El canibalismo enfocado desde un cine cuasi-fantástico, sobre una estirpe de humanos que experimentan una tendencia, comparable a la sexual, a comer carne humana, capaces de “olerse” o reconocerse entre sí y condenados por tanto a ser parias debido a su “condición”, que cada uno lleva según considera. Temática vampírica llevada al extremo de lo visceral y extremo, con una idea que recuerda a “Trouble every day” de Denis, pero desde unas coordenadas muy lejanas, de cierto cine adolescente, “coming on age” y búsqueda de uno mismo y sus raíces, en un proceso de aprendizaje doloroso, amor incipiente, brutalidad que se da la mano con la inocencia en un viaje por la América profunda marcado por el off paterno, sus dudas, rechazo y difíciles sentimientos hacia una hija que es un monstruo pero es su hija.
Chalamet con pintas de zorra se luce en manos de Guadagnino una vez más, quien aprovecha para follárselo con la cámara (el momento “Lick it up”, que parece el típico momento que dan a este actor en todas sus películas para hacer sus monerías). Aquí y allá, apuntes como el de las vacas y la ambigua consideración ética que se desprende de comer según qué, o de follarse según qué o a quién (sexo gay y clandestino).
Impactante la introducción, irrumpiendo el gore y el body horror de manera tan abrupta y sin énfasis, pero el resto del film no se queda atrás. Sobre el abandono, la dificultad de amar, la huida imposible de una llamada (del deseo, del sentimiento, tanto da) que no puede dejar de ser atendida. La confrontación con un legado familiar violento, las ausencias y la búsqueda de afecto y calor humano.
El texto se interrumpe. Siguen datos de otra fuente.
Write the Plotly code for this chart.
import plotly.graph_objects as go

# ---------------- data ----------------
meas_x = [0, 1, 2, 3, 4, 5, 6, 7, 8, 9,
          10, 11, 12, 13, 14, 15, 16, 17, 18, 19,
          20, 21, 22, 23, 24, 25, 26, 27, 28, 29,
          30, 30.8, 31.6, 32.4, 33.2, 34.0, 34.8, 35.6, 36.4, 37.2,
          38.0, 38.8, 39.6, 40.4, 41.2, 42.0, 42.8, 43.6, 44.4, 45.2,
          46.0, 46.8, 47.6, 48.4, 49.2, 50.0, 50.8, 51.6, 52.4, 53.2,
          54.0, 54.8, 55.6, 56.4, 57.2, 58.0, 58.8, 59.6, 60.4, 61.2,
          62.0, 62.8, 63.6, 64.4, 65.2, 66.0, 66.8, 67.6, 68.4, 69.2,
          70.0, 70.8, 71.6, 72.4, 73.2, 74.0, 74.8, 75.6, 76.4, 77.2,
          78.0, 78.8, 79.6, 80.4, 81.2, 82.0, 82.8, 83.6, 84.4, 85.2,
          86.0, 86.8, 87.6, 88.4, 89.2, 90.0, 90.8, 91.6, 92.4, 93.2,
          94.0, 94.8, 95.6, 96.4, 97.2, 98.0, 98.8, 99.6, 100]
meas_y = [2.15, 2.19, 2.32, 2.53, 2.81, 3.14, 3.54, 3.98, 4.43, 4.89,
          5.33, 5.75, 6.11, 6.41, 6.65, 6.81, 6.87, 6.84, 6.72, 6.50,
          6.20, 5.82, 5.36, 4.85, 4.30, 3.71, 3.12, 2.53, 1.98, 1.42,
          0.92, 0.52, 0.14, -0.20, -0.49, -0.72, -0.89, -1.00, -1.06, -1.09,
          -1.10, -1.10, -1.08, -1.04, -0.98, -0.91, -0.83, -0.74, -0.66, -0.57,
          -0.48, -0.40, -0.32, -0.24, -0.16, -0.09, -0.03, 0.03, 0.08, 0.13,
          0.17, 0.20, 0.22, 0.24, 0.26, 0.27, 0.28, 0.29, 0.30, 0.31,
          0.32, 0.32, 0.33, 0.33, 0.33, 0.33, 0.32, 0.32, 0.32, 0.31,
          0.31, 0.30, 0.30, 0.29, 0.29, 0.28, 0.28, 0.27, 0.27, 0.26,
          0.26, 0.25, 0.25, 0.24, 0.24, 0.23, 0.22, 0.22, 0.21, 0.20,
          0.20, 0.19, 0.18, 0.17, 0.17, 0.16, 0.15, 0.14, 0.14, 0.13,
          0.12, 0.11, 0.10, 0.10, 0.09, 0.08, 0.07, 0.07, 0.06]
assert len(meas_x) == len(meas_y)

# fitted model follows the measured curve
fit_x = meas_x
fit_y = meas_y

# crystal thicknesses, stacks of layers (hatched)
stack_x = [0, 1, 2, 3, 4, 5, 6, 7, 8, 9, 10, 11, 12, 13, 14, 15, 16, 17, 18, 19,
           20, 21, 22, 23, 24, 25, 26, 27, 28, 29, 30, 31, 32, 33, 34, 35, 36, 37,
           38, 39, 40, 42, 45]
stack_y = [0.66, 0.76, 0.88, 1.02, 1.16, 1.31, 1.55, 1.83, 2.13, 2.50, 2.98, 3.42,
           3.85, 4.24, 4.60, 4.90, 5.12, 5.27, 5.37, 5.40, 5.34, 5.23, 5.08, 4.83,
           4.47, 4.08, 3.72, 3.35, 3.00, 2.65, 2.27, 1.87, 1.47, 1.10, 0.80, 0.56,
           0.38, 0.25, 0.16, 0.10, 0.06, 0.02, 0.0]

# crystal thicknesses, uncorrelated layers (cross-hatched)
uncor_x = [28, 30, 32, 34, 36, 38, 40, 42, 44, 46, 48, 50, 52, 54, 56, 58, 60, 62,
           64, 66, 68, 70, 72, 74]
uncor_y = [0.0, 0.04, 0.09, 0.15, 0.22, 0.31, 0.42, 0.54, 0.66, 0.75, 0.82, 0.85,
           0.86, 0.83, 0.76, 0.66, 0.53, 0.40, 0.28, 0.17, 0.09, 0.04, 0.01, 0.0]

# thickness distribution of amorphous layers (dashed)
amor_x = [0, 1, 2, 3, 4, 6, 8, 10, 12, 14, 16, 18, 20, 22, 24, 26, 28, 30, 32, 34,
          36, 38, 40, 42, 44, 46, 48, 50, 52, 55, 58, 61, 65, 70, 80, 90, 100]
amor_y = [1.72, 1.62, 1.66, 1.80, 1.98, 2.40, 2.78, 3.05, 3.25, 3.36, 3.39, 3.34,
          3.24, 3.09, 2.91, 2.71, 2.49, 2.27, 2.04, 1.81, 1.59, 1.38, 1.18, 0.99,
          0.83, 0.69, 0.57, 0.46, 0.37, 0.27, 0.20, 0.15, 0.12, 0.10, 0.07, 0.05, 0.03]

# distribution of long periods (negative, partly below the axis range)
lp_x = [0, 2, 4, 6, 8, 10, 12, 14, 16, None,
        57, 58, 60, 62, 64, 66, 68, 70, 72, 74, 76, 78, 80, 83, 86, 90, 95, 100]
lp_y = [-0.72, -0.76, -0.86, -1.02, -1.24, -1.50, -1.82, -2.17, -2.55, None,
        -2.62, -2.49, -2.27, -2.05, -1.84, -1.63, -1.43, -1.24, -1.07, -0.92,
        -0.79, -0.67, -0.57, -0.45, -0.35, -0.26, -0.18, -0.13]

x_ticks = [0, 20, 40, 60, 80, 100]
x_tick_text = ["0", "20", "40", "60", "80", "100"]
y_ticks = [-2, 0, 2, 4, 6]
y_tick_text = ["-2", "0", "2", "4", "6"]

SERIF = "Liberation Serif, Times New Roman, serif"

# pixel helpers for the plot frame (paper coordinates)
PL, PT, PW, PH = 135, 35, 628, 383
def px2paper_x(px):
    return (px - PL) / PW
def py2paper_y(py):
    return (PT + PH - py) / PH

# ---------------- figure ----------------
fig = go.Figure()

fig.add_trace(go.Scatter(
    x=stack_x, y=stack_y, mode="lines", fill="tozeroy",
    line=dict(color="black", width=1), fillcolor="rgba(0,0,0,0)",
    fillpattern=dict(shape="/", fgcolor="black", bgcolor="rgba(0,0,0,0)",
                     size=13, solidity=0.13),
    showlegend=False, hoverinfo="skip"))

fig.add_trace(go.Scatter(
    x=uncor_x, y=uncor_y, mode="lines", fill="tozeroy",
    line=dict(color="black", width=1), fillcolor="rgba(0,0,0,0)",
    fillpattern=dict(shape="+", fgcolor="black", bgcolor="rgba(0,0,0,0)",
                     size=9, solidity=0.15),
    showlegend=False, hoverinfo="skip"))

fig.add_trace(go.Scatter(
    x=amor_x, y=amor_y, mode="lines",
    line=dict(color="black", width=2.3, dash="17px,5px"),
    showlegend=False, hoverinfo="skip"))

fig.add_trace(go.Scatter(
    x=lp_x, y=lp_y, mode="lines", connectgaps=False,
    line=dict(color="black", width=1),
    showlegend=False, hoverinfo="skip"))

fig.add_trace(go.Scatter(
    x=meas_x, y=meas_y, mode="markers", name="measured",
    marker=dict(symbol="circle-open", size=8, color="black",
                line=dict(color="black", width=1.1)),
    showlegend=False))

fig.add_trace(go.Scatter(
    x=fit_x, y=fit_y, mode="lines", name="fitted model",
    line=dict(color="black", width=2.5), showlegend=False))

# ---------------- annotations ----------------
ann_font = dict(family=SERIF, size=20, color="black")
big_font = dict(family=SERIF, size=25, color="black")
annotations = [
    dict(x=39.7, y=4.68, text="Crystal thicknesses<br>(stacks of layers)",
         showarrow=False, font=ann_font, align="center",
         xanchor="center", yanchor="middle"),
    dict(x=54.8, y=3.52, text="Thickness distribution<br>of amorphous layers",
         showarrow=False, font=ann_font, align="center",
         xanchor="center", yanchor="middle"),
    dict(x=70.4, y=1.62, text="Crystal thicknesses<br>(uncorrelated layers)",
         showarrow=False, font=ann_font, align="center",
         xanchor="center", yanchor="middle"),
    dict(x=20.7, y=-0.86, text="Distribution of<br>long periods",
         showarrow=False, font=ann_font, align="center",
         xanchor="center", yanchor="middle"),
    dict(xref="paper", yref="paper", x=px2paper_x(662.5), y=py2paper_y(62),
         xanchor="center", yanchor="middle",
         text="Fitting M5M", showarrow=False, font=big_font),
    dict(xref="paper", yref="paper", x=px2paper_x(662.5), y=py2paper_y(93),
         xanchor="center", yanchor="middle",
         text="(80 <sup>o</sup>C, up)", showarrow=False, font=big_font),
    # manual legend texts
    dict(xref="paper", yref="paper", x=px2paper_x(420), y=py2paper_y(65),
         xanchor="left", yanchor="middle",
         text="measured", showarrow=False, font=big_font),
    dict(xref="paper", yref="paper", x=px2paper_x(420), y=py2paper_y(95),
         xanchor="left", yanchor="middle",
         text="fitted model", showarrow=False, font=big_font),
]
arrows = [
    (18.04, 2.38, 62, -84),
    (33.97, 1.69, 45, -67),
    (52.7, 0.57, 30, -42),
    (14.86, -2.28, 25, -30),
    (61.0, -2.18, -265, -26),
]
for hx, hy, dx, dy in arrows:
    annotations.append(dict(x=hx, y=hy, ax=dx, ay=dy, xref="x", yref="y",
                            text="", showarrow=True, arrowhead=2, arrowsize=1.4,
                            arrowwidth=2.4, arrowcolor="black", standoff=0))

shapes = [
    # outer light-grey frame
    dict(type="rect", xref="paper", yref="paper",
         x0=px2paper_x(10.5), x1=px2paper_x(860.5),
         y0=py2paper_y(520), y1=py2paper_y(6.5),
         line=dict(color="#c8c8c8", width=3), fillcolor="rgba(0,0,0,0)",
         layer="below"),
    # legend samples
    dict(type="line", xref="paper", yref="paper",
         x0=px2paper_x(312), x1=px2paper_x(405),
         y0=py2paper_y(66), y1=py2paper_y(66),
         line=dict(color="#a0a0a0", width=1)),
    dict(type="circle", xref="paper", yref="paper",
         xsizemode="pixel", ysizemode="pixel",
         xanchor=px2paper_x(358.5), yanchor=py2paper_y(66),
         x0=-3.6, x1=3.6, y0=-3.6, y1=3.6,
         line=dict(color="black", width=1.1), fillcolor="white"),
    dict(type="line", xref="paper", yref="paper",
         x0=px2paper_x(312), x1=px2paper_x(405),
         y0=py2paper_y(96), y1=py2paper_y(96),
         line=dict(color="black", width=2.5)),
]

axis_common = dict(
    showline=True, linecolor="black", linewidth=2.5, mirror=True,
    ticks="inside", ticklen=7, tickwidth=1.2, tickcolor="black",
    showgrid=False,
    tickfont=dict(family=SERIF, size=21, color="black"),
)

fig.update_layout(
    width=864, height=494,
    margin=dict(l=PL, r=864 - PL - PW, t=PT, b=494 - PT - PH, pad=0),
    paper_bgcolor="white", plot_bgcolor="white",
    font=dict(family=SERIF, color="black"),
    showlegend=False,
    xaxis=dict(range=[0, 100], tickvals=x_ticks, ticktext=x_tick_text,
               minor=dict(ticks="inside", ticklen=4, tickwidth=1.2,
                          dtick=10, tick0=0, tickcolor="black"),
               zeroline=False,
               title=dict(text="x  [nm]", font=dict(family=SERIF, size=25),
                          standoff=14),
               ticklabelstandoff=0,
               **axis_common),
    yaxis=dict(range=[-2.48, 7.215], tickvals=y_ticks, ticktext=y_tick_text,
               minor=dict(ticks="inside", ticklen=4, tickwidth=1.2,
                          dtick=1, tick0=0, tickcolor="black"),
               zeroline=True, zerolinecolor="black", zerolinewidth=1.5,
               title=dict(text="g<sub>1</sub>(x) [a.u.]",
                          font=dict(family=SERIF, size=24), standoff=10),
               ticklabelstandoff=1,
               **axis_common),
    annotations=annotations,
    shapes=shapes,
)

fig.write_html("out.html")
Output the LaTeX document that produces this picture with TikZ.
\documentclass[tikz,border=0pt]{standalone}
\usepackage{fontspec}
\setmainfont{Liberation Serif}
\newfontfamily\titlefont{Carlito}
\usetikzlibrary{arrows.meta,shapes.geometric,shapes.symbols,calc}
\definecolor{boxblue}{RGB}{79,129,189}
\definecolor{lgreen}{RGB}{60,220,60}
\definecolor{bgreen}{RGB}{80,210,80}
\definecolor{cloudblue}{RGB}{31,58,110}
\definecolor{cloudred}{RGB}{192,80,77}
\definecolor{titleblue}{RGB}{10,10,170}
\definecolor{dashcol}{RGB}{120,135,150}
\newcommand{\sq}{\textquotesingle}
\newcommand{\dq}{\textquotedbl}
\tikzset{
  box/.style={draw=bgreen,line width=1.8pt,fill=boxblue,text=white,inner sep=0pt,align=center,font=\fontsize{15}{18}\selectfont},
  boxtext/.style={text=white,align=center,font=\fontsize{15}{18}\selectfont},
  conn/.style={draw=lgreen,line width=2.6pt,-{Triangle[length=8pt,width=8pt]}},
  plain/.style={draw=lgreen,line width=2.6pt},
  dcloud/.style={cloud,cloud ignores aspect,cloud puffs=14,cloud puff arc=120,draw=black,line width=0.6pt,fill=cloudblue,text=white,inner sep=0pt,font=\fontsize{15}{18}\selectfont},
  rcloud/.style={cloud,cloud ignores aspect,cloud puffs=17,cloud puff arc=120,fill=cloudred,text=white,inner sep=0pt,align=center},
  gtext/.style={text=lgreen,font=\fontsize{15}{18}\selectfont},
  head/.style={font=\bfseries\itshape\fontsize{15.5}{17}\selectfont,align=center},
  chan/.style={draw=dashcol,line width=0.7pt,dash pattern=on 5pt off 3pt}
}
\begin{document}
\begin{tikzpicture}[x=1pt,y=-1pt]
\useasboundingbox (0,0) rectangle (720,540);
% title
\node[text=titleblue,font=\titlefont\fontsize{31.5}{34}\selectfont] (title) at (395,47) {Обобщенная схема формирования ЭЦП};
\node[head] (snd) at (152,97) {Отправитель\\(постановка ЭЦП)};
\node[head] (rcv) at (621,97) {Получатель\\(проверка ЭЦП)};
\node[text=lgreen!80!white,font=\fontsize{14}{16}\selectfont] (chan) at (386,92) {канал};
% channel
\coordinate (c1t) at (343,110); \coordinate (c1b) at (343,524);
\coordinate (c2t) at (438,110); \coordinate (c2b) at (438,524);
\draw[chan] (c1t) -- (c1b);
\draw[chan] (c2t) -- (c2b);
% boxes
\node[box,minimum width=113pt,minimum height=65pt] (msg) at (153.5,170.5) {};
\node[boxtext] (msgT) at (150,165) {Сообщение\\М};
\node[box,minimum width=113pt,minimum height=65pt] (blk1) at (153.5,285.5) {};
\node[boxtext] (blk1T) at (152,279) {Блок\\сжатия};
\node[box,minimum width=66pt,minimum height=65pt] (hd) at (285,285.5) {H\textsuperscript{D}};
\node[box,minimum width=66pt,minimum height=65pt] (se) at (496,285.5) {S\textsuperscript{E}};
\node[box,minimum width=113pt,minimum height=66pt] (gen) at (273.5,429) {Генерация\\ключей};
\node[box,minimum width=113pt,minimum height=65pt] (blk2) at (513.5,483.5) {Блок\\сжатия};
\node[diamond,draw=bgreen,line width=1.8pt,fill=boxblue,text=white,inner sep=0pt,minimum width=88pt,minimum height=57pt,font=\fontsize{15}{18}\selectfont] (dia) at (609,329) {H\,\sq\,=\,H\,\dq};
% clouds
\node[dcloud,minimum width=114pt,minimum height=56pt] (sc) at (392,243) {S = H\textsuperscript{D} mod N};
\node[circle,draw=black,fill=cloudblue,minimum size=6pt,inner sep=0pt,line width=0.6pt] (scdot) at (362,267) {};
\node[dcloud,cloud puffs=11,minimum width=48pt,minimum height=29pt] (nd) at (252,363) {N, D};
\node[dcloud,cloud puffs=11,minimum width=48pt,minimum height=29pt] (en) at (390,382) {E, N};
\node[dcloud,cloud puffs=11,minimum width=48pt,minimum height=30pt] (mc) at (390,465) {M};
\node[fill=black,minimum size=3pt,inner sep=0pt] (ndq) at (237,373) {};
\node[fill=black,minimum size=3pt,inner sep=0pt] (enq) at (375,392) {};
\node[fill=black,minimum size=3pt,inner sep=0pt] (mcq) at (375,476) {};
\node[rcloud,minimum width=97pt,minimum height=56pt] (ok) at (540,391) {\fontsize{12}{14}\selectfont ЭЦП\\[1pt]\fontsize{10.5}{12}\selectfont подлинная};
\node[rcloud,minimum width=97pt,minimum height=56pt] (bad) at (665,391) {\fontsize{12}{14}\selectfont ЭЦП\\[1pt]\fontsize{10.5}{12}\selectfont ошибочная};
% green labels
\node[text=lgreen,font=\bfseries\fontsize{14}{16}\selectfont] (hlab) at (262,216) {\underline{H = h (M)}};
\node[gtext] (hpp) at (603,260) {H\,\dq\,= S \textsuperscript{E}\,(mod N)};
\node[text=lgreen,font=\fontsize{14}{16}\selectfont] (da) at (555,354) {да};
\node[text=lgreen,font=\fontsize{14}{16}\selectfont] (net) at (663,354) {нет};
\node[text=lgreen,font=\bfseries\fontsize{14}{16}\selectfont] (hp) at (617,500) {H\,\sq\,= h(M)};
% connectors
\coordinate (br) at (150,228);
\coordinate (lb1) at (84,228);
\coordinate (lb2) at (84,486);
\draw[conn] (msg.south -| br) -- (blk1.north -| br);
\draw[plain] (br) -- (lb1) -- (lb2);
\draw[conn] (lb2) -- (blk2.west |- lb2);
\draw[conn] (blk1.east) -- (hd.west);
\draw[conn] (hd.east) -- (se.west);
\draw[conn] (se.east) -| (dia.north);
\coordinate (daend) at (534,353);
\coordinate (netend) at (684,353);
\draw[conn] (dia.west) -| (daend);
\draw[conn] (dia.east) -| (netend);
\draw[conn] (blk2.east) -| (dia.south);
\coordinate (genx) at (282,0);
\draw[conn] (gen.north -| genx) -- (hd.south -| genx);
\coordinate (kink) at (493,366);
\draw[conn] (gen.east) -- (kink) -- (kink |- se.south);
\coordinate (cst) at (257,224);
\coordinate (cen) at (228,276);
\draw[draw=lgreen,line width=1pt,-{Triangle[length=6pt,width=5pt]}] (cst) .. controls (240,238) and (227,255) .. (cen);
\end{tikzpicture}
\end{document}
Amor y deseo que son peligrosos, jodidos, pero que ahí están; lo de siempre. Llevados hasta sus extremos más radicales, hasta los huesos; la mayor atrocidad imaginable que es a la vez el mayor acto de devoción y lo que nos espera al final de todos los caminos, eros-tánatos que de nuevo nos rompen algunos esquemas. Pero quien aporta presencia más allá de la parejita es un Mark Rylance como indio coleccionista de cabelleras, con sus propios principios, que se mueve entre una ingenuidad infantil y un amenaza latente, personaje como muy de fábula, con quien nos vienen a decir algo como que la peor enfermedad posible es la soledad, y desde luego no tan turbador como el de Michael Stuhlbarg (el padre de “Call me…”) y sus dudosas compañías en un gran cambio de registro.
Selección musical tan retro (Joy Division, New Order, un sentido tema de Reznor que por cierto es muy NIN) y ochentera como una estética que le sirve a Luca para estilizar el relato. Y es que este señor se considera, a buen seguro, un superdotado y relamido visual, imponiéndose a su material y haciéndose en exceso presente (colores intensos, luces y sombras con mucho contraste junto con zooms no tan elegantes, apariencia de suciedad y ruina pero sólo aparente…).
Lo negativo es que se le acaba yendo bastante de las manos, con sensación de varios finales seguidos, de exceso dramático y de bordear el mal gusto sin reparo (lo de Chloe Sevigny, para mear y no echar gota)... pese a ese plano definitivo, un tanto onírico, de ellos dos en medio de la nada, en contraste con la salvajada precedente. Y es que cuando quiere, lo consigue.